In the early 2000s, engineers at Audi found that technology needed to make diesel models compliant with emissions standards caused the engine to run noisily when it was warming up. That would bother Audi’s affluent customers, executives thought.
So the Audi engineers devised software that could recognize when a car was undergoing an official emissions test, using parameters such as the amount of pressure on the gas pedal. Under test conditions the software, known as the “acoustic function,” optimized the emissions controls to make the car temporarily compliant. At other times the software reduced the controls to minimize noise — producing illegal amounts of poisonous nitrogen oxides as a result.
Audi employees and managers were well aware that what they were doing was illegal, according to emails and other documents seen by The Times.
“We won’t make it without a few dirty tricks,” an employee in Audi’s diesel motor development department wrote in an email to colleagues in January 2008. Audi managers and engineers bluntly discussed what was in effect a criminal conspiracy, using terms like “defeat device” or “cycle beating” that clearly connote illegal attempts to thwart regulators’ tests.
In 2006 Volkswagen engineers adapted the acoustic function software when they ran into problems developing a new diesel engine that could meet emissions standards in the United States, where the company planned a major “clean diesel” marketing campaign. The cars could not deliver on the clean diesel promise without causing excessive wear and tear on the engine.
Volkswagen engineers, with the help of the supplier Robert Bosch, refined the software developed by Audi to recognize the distinctive driving pattern that U.S. regulators used when conducting emissions spot checks. Only then were the pollution controls fully deployed. Volkswagen sold almost 600,000 cars in the United States with cheating software, including 80,000 with engines built by Audi.
Volkswagen gave up selling diesels in the United States after the scandal came to light, and has been trying to remake itself as a pioneer in affordable electric vehicles.
In line with German privacy rules, prosecutors publicly identified only Mr. Stadler among the four co-defendants because he is considered a public figure. But the names of two of the others have been widely reported. They are Mr. Hatz and Zaccheo Giovanni Pamio, 63, who was head of thermodynamics in Audi’s engine development department and is cooperating with the authorities. The fourth defendant was identified only as Henning L., a 52-year-old engineer.
Mr. Hatz, 61, rivals Mr. Stadler in prominence. He was head of engine development at Audi while the acoustic function was being devised, and was later promoted to head of engine development for all of Volkswagen. Mr. Hatz later became head of research and development at Porsche, which belongs to Volkswagen, a job that made him a celebrity among sports car buffs.
The only Volkswagen employees to be convicted in connection with the scandal so far were apprehended in the United States.
James Liang, an engineer who worked for Volkswagen in California, received a 40-month sentence after pleading guilty in 2017 to conspiracy to defraud the United States and violating the Clean Air Act.
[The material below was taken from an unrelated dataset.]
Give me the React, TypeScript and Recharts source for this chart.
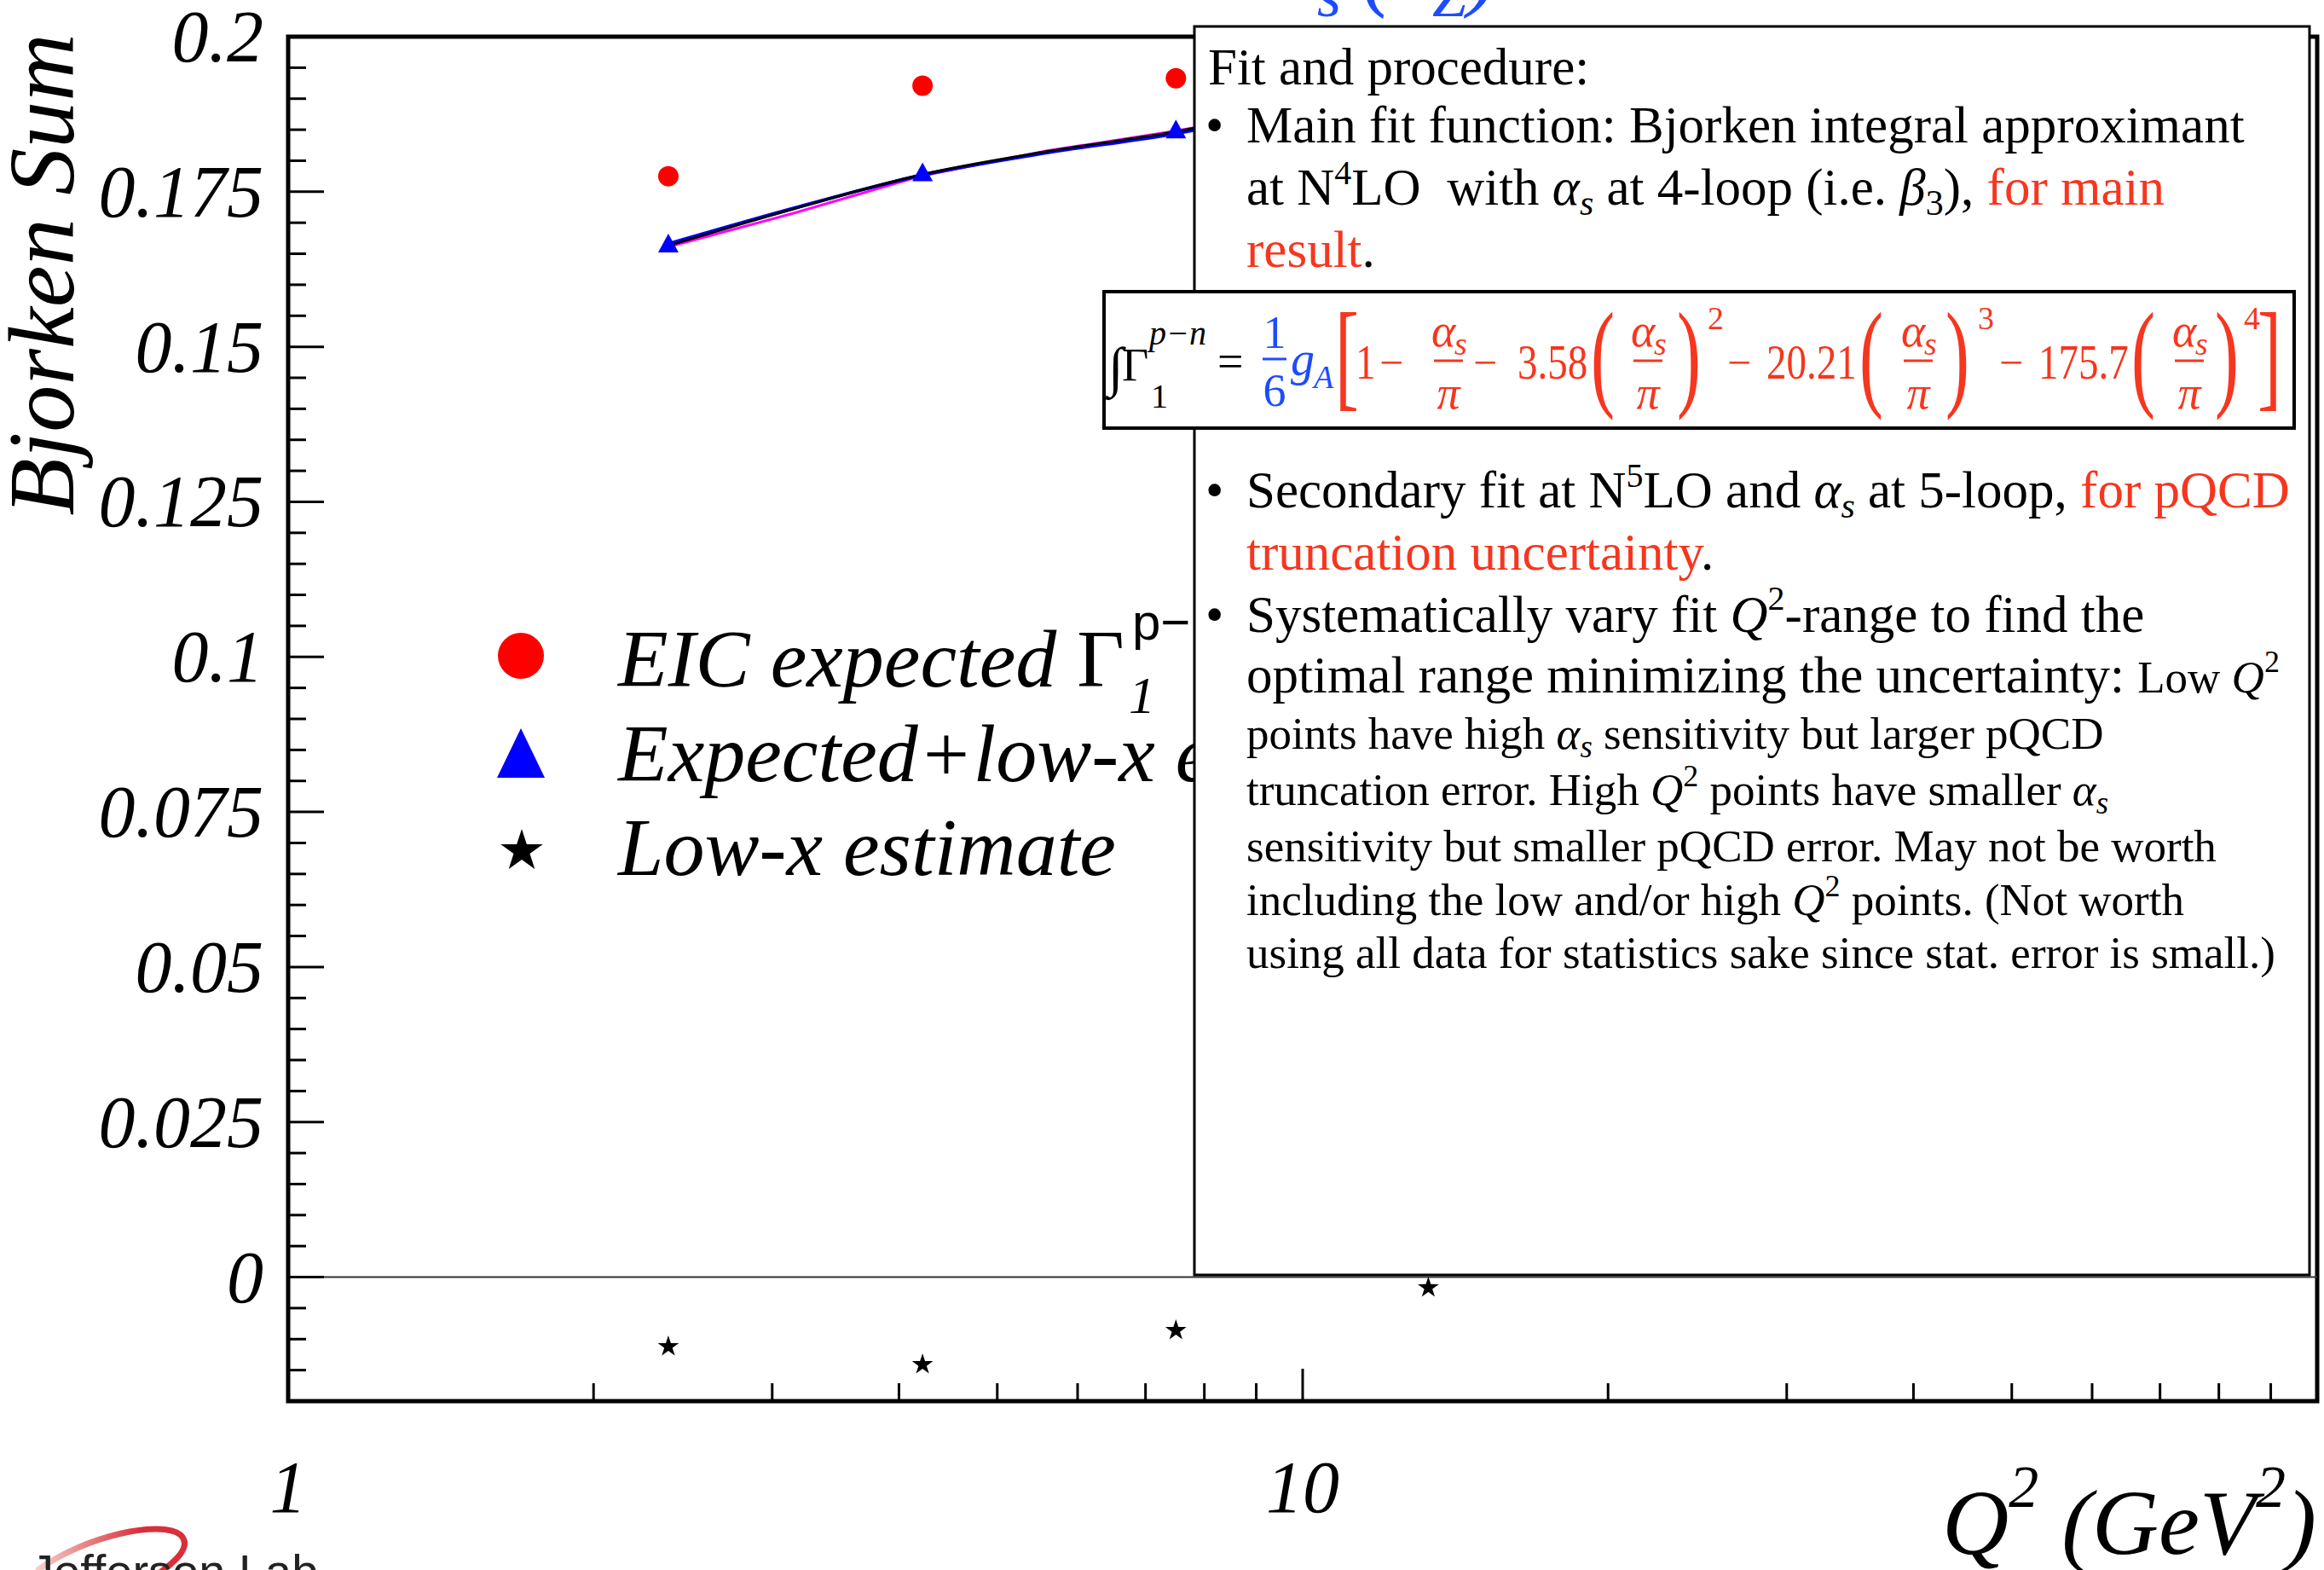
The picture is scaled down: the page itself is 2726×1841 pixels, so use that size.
import React from 'react'
import {
  ComposedChart, XAxis, YAxis, Scatter, Line, ReferenceLine, ReferenceArea, Legend
} from 'recharts'

const SERIF = '"Liberation Serif", "Times New Roman", Times, serif'
const SANS = '"Liberation Sans", Arial, Helvetica, sans-serif'
const RED_TXT = '#f6361f'
const BLUE_TXT = '#1d4cff'

// ---- values ----
const q2Points = [2.37, 4.22, 7.5]
const eicExpected = [0.1775, 0.1921, 0.1933]
const expectedPlusLowX = [0.1663, 0.1778, 0.1847]
const q2LowX = [2.37, 4.22, 7.5, 13.3]
const lowXEstimate = [-0.0112, -0.0141, -0.0086, -0.0017]

// fit curves, visible part only (left of the text panel)
const q2Fit = [2.37, 3.16, 4.22, 5.6, 7.5, 7.85]
const fitBlue = [0.1666, 0.1724, 0.1777, 0.1813, 0.1844, 0.1850]
const fitBlack = [0.1663, 0.1723, 0.1778, 0.1815, 0.1847, 0.1853]
const fitMagenta = [0.1661, 0.1716, 0.1776, 0.1816, 0.1848, 0.1854]

const seriesNames = ['EIC expected', 'Expected+low-x estimate', 'Low-x estimate']

const xTicks = [1, 2, 3, 4, 5, 6, 7, 8, 9, 10, 20, 30, 40, 50, 60, 70, 80, 90, 100]
const xMajor = [1, 10, 100]
const xTickLabels = [1, 10]
const yTickLabels = [0, 0.025, 0.05, 0.075, 0.1, 0.125, 0.15, 0.175, 0.2]
const yMin = -0.02
const yMax = 0.2
const yMinorStep = 0.005

const yTicks = Array.from({ length: Math.round((yMax - yMin) / yMinorStep) + 1 },
  (_, i) => Math.round((yMin + i * yMinorStep) * 1000) / 1000)

const toXY = (xs: number[], ys: number[]) => xs.map((x, i) => ({ x, y: ys[i] }))

const W = 2726
const H = 1841

const isIn = (arr: number[], v: number) => arr.some(a => Math.abs(a - v) < 1e-9)

function YTick(props: any) {
  const { x, y, payload } = props
  const v = payload.value
  const major = isIn(yTickLabels, v)
  return (
    <g>
      <line x1={x} x2={x + (major ? 42 : 21)} y1={y} y2={y} stroke="#000" strokeWidth={3} />
      {major && (
        <text x={x - 29} y={y + 29} textAnchor="end" fontFamily={SERIF} fontStyle="italic" fontSize={86} fill="#000">
          {String(Number(v.toFixed(3)))}
        </text>
      )}
    </g>
  )
}

function XTick(props: any) {
  const { x, y, payload } = props
  const v = payload.value
  const major = isIn(xMajor, v)
  return (
    <g>
      <line x1={x} x2={x} y1={y} y2={y - (major ? 38 : 21)} stroke="#000" strokeWidth={3} />
      {isIn(xTickLabels, v) && (
        <text x={x} y={y + 130} textAnchor="middle" fontFamily={SERIF} fontStyle="italic" fontSize={86} fill="#000">
          {v}
        </text>
      )}
    </g>
  )
}

const RedDot = (p: any) => <circle cx={p.cx} cy={p.cy} r={12} fill="#ff0000" />
const BlueTri = (p: any) => (
  <polygon points={`${p.cx},${p.cy - 14} ${p.cx + 12},${p.cy + 8} ${p.cx - 12},${p.cy + 8}`} fill="#0000ff" />
)
const starPts = (cx: number, cy: number, R: number, r: number) => {
  const pts: string[] = []
  for (let i = 0; i < 10; i++) {
    const rad = i % 2 === 0 ? R : r
    const a = -Math.PI / 2 + (i * Math.PI) / 5
    pts.push(`${cx + rad * Math.cos(a)},${cy + rad * Math.sin(a)}`)
  }
  return pts.join(' ')
}
const Star = (p: any) => <polygon points={starPts(p.cx, p.cy, 13, 5)} fill="#000" />

function LegendBox() {
  const t = { fontFamily: SERIF, fontStyle: 'italic' as const, fontSize: 96, fill: '#000' }
  return (
    <svg width={1000} height={340} style={{ overflow: 'visible', display: 'block' }}>
      <circle cx={51} cy={49} r={27} fill="#ff0000" />
      <text x={165} y={85} {...t}>{seriesNames[0]} <tspan fontStyle="normal">Γ</tspan></text>
      <text x={768} y={30} fontFamily={SANS} fontSize={60} fill="#000">p−n</text>
      <text x={764} y={116} fontFamily={SERIF} fontStyle="italic" fontSize={62} fill="#000">1</text>
      <polygon points="51,134 23,192 79,192" fill="#0000ff" />
      <text x={165} y={196} {...t}>{seriesNames[1]}</text>
      <polygon points={starPts(52, 278, 26, 10)} fill="#000" />
      <text x={165} y={306} {...t}>{seriesNames[2]}</text>
    </svg>
  )
}

function Frac({ cx }: { cx: number }) {
  return (
    <g fill={RED_TXT} fontFamily={SERIF} fontStyle="italic">
      <text x={cx - 18} y={406} fontSize={54}>α</text>
      <text x={cx + 9} y={416} fontSize={38}>s</text>
      <line x1={cx - 15} x2={cx + 19} y1={423} y2={423} stroke={RED_TXT} strokeWidth={3} />
      <text x={cx + 2} y={479} fontSize={54} textAnchor="middle">π</text>
    </g>
  )
}

const Paren = ({ x, ch }: { x: number; ch: string }) => (
  <text transform={`translate(${x},463) scale(0.6,1)`} fontFamily={SERIF} fontSize={140} fill={RED_TXT}>{ch}</text>
)

function Formula() {
  const r = { fontFamily: SERIF, fontSize: 50, fill: RED_TXT }
  const num = (x: number, s: string) => (
    <text transform={`translate(${x},444) scale(0.94,1.16)`} fontFamily={SERIF} fontSize={50} fill={RED_TXT}>{s}</text>
  )
  return (
    <g>
      <rect x={1295} y={342} width={1396} height={160} fill="#fff" stroke="#000" strokeWidth={4} />
      <text x={1300} y={452} fontFamily={SERIF} fontSize={64}>∫</text>
      <text x={1316} y={446} fontFamily={SERIF} fontSize={54}>Γ</text>
      <text x={1348} y={404} fontFamily={SERIF} fontStyle="italic" fontSize={40}>p−n</text>
      <text x={1350} y={478} fontFamily={SERIF} fontSize={40}>1</text>
      <text x={1428} y={442} fontFamily={SERIF} fontSize={54}>=</text>
      <g fill={BLUE_TXT} fontFamily={SERIF}>
        <text x={1495} y={408} fontSize={54} textAnchor="middle">1</text>
        <line x1={1481} x2={1509} y1={421} y2={421} stroke={BLUE_TXT} strokeWidth={3} />
        <text x={1495} y={476} fontSize={54} textAnchor="middle">6</text>
        <text x={1514} y={440} fontSize={56} fontStyle="italic">g</text>
        <text x={1541} y={455} fontSize={38} fontStyle="italic">A</text>
      </g>
      <Paren x={1566} ch="[" />
      {num(1590, '1')}
      <text x={1618} y={442} {...r}>−</text>
      <Frac cx={1697} />
      <text x={1728} y={442} {...r}>−</text>
      {num(1780, '3.58')}
      <Paren x={1866} ch="(" />
      <Frac cx={1931} />
      <Paren x={1967} ch=")" />
      <text x={2003} y={386} fontFamily={SERIF} fontSize={38} fill={RED_TXT}>2</text>
      <text x={2026} y={442} {...r}>−</text>
      {num(2072, '20.21')}
      <Paren x={2181} ch="(" />
      <Frac cx={2248} />
      <Paren x={2282} ch=")" />
      <text x={2320} y={386} fontFamily={SERIF} fontSize={38} fill={RED_TXT}>3</text>
      <text x={2345} y={442} {...r}>−</text>
      {num(2391, '175.7')}
      <Paren x={2500} ch="(" />
      <Frac cx={2566} />
      <Paren x={2598} ch=")" />
      <text x={2632} y={386} fontFamily={SERIF} fontSize={38} fill={RED_TXT}>4</text>
      <Paren x={2648} ch="]" />
    </g>
  )
}

function Panel() {
  const big = { fontFamily: SERIF, fontSize: 61, fill: '#000', xmlSpace: 'preserve' as any }
  const sm = { fontFamily: SERIF, fontSize: 53, fill: '#000' }
  const tx = 1462
  return (
    <svg width={W} height={H} style={{ position: 'absolute', left: 0, top: 0, zIndex: 2, pointerEvents: 'none' }}>
      {/* title, mostly cut off at the top */}
      <g fill={BLUE_TXT} fontFamily={SERIF} fontStyle="italic">
        <text x={1490} y={-4} fontSize={108}>α</text>
        <text x={1545} y={19} fontSize={72}>s</text>
        <text x={1598} y={-1} fontSize={108}>(</text>
        <text x={1622} y={-4} fontSize={108}>M</text>
        <text x={1680} y={19} fontSize={72}>Z</text>
        <text x={1722} y={-1} fontSize={108}>)</text>
      </g>

      <rect x={1401} y={31} width={1308} height={1464} fill="#fff" stroke="#000" strokeWidth={3} />
      <g>
        <text x={1417} y={99} {...big}>Fit and procedure:</text>
        <text x={1414} y={167} {...big}>•</text>
        <text x={tx} y={167} {...big}>Main fit function: Bjorken integral approximant</text>
        <text x={tx} y={240} {...big}>
          at N<tspan fontSize={40} dy={-24}>4</tspan><tspan dy={24}>LO  with </tspan>
          <tspan fontStyle="italic">α</tspan><tspan fontStyle="italic" fontSize={42} dy={12}>s</tspan>
          <tspan dy={-12}> at 4-loop (i.e. </tspan><tspan fontStyle="italic">β</tspan>
          <tspan fontSize={42} dy={12}>3</tspan><tspan dy={-12}>), </tspan>
          <tspan fill={RED_TXT}>for main</tspan>
        </text>
        <text x={tx} y={313} {...big}><tspan fill={RED_TXT}>result</tspan>.</text>

        <Formula />

        <text x={1414} y={595} {...big}>•</text>
        <text x={tx} y={595} {...big}>
          Secondary fit at N<tspan fontSize={40} dy={-24}>5</tspan><tspan dy={24}>LO and </tspan>
          <tspan fontStyle="italic">α</tspan><tspan fontStyle="italic" fontSize={42} dy={12}>s</tspan>
          <tspan dy={-12}> at 5-loop, </tspan><tspan fill={RED_TXT}>for pQCD</tspan>
        </text>
        <text x={tx} y={668} {...big}><tspan fill={RED_TXT}>truncation uncertainty</tspan>.</text>
        <text x={1414} y={741} {...big}>•</text>
        <text x={tx} y={741} {...big}>
          Systematically vary fit <tspan fontStyle="italic">Q</tspan>
          <tspan fontSize={40} dy={-26}>2</tspan><tspan dy={26}>-range to find the</tspan>
        </text>
        <text x={tx} y={812} {...big}>
          optimal range minimizing the uncertainty: <tspan fontSize={53}>Low </tspan>
          <tspan fontSize={53} fontStyle="italic">Q</tspan>
          <tspan fontSize={36} dy={-24}>2</tspan>
        </text>
        <text x={tx} y={878} {...sm}>
          points have high <tspan fontStyle="italic">α</tspan>
          <tspan fontStyle="italic" fontSize={37} dy={10}>s</tspan>
          <tspan dy={-10}> sensitivity but larger pQCD</tspan>
        </text>
        <text x={tx} y={944} {...sm}>
          truncation error. High <tspan fontStyle="italic">Q</tspan>
          <tspan fontSize={36} dy={-22}>2</tspan><tspan dy={22}> points have smaller </tspan>
          <tspan fontStyle="italic">α</tspan><tspan fontStyle="italic" fontSize={37} dy={10}>s</tspan>
        </text>
        <text x={tx} y={1010} {...sm}>sensitivity but smaller pQCD error. May not be worth</text>
        <text x={tx} y={1073} {...sm}>
          including the low and/or high <tspan fontStyle="italic">Q</tspan>
          <tspan fontSize={36} dy={-22}>2</tspan><tspan dy={22}> points. (Not worth</tspan>
        </text>
        <text x={tx} y={1135} {...sm}>using all data for statistics sake since stat. error is small.)</text>
      </g>

      {/* lab logo, cut at the bottom edge */}
      <defs>
        <linearGradient id="jlabSwoosh" x1="0" y1="0" x2="1" y2="0">
          <stop offset="0%" stopColor="#f6d0c8" />
          <stop offset="70%" stopColor="#d8303a" />
        </linearGradient>
      </defs>
      <path d="M 43 1842 C 100 1800, 190 1782, 212 1800 C 226 1814, 205 1832, 182 1848"
        fill="none" stroke="url(#jlabSwoosh)" strokeWidth={7} />
      <text x={35} y={1862} fontFamily={SANS} fontSize={56} fill="#222">Jefferson Lab</text>
    </svg>
  )
}

const XTitle = () => (
  <text x={2717} y={1822} textAnchor="end" fontFamily={SERIF} fontStyle="italic" fontSize={108} fill="#000">
    Q<tspan fontSize={70} dy={-55}>2</tspan><tspan dy={55}> (GeV</tspan>
    <tspan fontSize={70} dy={-55}>2</tspan><tspan dy={55}>)</tspan>
  </text>
)

const YTitle = () => (
  <text x={86} y={322} transform="rotate(-90 86 322)" textAnchor="middle" fontFamily={SERIF}
    fontStyle="italic" fontSize={110} fill="#000">
    Bjorken Sum
  </text>
)

export default function App() {
  return (
    <div style={{ position: 'absolute', left: 0, top: 0, width: W, height: H, overflow: 'hidden', background: '#fff' }}>
      <ComposedChart width={W} height={H} margin={{ top: 43, right: 8, bottom: 0, left: 0 }}>
        <XAxis
          type="number" dataKey="x" scale="log" domain={[1, 100]} ticks={xTicks} interval={0}
          allowDataOverflow axisLine={false} tickLine={false} tickSize={0} tickMargin={0} height={198}
          tick={(p: any) => <XTick {...p} />}
          label={{ content: () => <XTitle /> }}
        />
        <YAxis
          type="number" dataKey="y" domain={[yMin, yMax]} ticks={yTicks} interval={0}
          allowDataOverflow axisLine={false} tickLine={false} tickSize={0} tickMargin={0} width={338}
          tick={(p: any) => <YTick {...p} />}
          label={{ content: () => <YTitle /> }}
        />
        <ReferenceLine y={0} stroke="#333" strokeWidth={2} />
        <Line data={toXY(q2Fit, fitMagenta)} dataKey="y" type="linear" stroke="#ff00ff" strokeWidth={3} dot={false} isAnimationActive={false} />
        <Line data={toXY(q2Fit, fitBlue)} dataKey="y" type="monotone" stroke="#0000ff" strokeWidth={4} dot={false} isAnimationActive={false} />
        <Line data={toXY(q2Fit, fitBlack)} dataKey="y" type="monotone" stroke="#000" strokeWidth={3} dot={false} isAnimationActive={false} />
        <Scatter name={seriesNames[0]} data={toXY(q2Points, eicExpected)} dataKey="y" shape={RedDot} isAnimationActive={false} />
        <Scatter name={seriesNames[1]} data={toXY(q2Points, expectedPlusLowX)} dataKey="y" shape={BlueTri} isAnimationActive={false} />
        <Scatter name={seriesNames[2]} data={toXY(q2LowX, lowXEstimate)} dataKey="y" shape={Star} isAnimationActive={false} />
        <ReferenceArea x1={1} x2={100} y1={yMin} y2={yMax} fill="none" stroke="#000" strokeWidth={5} />
        <Legend
          layout="vertical" align="center" verticalAlign="middle"
          wrapperStyle={{ left: 560, top: 720, width: 1000, height: 340 }}
          content={() => <LegendBox />}
        />
      </ComposedChart>
      <Panel />
    </div>
  )
}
Mr. Liang was released last November, prison records indicate.
Oliver Schmidt, who worked as Volkswagen’s liaison with American regulators, was sentenced to seven years in prison in 2017 after pleading guilty to charges that he helped cover up the wrongdoing. Mr. Schmidt was released last week, prison records indicate. The German edition of the Business Insider website reported Monday that Mr. Schmidt was transferred to Germany, where he is expected to be placed on probation.
Germany does not extradite its own citizens, so other suspects are safe from justice in the United States if they do not leave the country.